Startup checks for {% live_render %} misuse¶

djust's system-check framework includes a startup-time guard for {% live_render %} tags. Run via manage.py check (or any Django process startup):

• djust.A075 (Warning) — fires when a template contains {% live_render "..." sticky=True lazy=True %}. The two kwargs are mutually exclusive: sticky preservation requires the slot to exist at mount-frame time so the WebSocket reattach can replaceWith the stashed subtree, while lazy=True defers slot rendering until after the parent shell flushes — the stash target doesn't exist when reattach runs. The runtime tag-eval path already raises TemplateSyntaxError on collision, but A075 surfaces the misuse before any request hits.
• The check skips {% verbatim %}...{% endverbatim %} regions, so docs/marketing pages that show the anti-pattern as a literal example don't false-positive.

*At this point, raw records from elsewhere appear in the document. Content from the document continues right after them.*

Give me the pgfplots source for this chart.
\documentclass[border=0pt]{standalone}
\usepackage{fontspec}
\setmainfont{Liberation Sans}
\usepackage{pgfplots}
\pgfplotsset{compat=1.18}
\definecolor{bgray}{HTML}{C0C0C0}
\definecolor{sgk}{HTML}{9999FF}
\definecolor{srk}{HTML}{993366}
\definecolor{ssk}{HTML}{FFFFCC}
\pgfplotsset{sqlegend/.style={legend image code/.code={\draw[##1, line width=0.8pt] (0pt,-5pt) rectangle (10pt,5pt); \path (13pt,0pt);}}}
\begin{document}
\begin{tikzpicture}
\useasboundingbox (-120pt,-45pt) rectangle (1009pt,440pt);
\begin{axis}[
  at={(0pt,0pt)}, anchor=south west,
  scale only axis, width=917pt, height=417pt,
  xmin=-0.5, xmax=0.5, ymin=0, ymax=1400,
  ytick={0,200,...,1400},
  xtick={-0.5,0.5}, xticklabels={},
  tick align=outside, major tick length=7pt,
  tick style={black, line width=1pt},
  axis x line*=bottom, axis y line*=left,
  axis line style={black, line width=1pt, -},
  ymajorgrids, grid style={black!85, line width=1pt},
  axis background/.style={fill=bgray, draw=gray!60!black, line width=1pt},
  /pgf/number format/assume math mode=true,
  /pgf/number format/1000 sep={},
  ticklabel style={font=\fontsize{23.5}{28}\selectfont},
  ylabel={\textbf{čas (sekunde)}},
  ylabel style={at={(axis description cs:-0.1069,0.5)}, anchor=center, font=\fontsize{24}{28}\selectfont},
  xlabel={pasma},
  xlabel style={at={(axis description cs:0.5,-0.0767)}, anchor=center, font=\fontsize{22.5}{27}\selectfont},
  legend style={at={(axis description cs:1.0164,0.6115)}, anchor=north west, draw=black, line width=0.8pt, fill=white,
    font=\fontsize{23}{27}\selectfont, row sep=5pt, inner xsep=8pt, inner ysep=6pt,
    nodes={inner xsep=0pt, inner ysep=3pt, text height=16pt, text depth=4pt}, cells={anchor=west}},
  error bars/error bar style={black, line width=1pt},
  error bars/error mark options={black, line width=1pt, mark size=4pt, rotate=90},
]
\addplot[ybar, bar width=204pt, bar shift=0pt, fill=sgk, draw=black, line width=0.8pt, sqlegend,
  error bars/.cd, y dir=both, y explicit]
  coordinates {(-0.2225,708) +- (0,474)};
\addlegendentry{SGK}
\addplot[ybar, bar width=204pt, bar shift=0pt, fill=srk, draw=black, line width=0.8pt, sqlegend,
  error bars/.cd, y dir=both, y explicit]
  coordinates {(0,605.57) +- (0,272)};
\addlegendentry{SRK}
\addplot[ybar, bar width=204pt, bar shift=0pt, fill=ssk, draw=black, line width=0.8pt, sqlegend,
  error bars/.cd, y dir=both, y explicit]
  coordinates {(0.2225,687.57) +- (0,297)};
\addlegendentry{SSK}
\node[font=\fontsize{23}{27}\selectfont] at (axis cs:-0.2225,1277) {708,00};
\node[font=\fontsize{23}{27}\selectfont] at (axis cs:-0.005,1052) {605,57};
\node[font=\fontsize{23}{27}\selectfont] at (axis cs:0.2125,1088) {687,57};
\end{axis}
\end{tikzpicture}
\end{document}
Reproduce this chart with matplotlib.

• To silence (e.g. for documentation projects that aren't actually using djust):

  python DJUST_CONFIG = {"suppress_checks": ["A075"]}

Strict CSP support for lazy=True (#1147)¶

Sites that deploy strict Content-Security-Policy headers without 'unsafe-inline' (i.e. script-src 'nonce-<nonce>') need every inline <script> element to carry a matching nonce attribute. djust's lazy-fill activator integrates with the standard Django convention (request.csp_nonce, set by django-csp middleware or any compatible CSP package):

• When request.csp_nonce is set — the framework emits nonce="..." on the lazy-fill <template> element AND on the inline <script> activator that calls window.djust.lazyFill(...). The browser's CSP enforcer accepts the activator at parse time without any client-side intervention.
• When request.csp_nonce is absent or empty — no nonce attribute is emitted. Sites without CSP middleware see no change from previous behavior.

Implementation detail: the framework reads getattr(request, 'csp_nonce', None) via the existing djust.utils.get_csp_nonce helper. Any CSP middleware that follows the same convention (the de-facto Django standard) is supported out of the box — no additional configuration is required.

Comparison¶

Phase 1 matches the first-paint win of renderToPipeableStream without the Suspense machinery. Phase 2 (planned for v0.6.2) adds out-of-order rendering via lazy-child placeholders that stream in after the main chunk.

Future work — Phase 2 (v0.6.2)¶

Lazy-child streaming extends this to {% live_render %} children marked lazy=True:

1. Parent yields a <div dj-view dj-lazy> placeholder inside Chunk 2.
2. After Chunk 3, the parent continues streaming each lazy child as a <template data-target="dj-lazy-N">...</template> + inline <script>djust.streamFill('dj-lazy-N')</script> sequence.
3. A new client module adopts the template content into the target container — equivalent to React Suspense's streaming resolution.

This lets you ship an instant shell with placeholder UI and stream in heavy children (charts, tables, LLM output) as they become ready — closer parity with renderToPipeableStream and React Server Components. Tracked on the ROADMAP as v0.6.2 scope.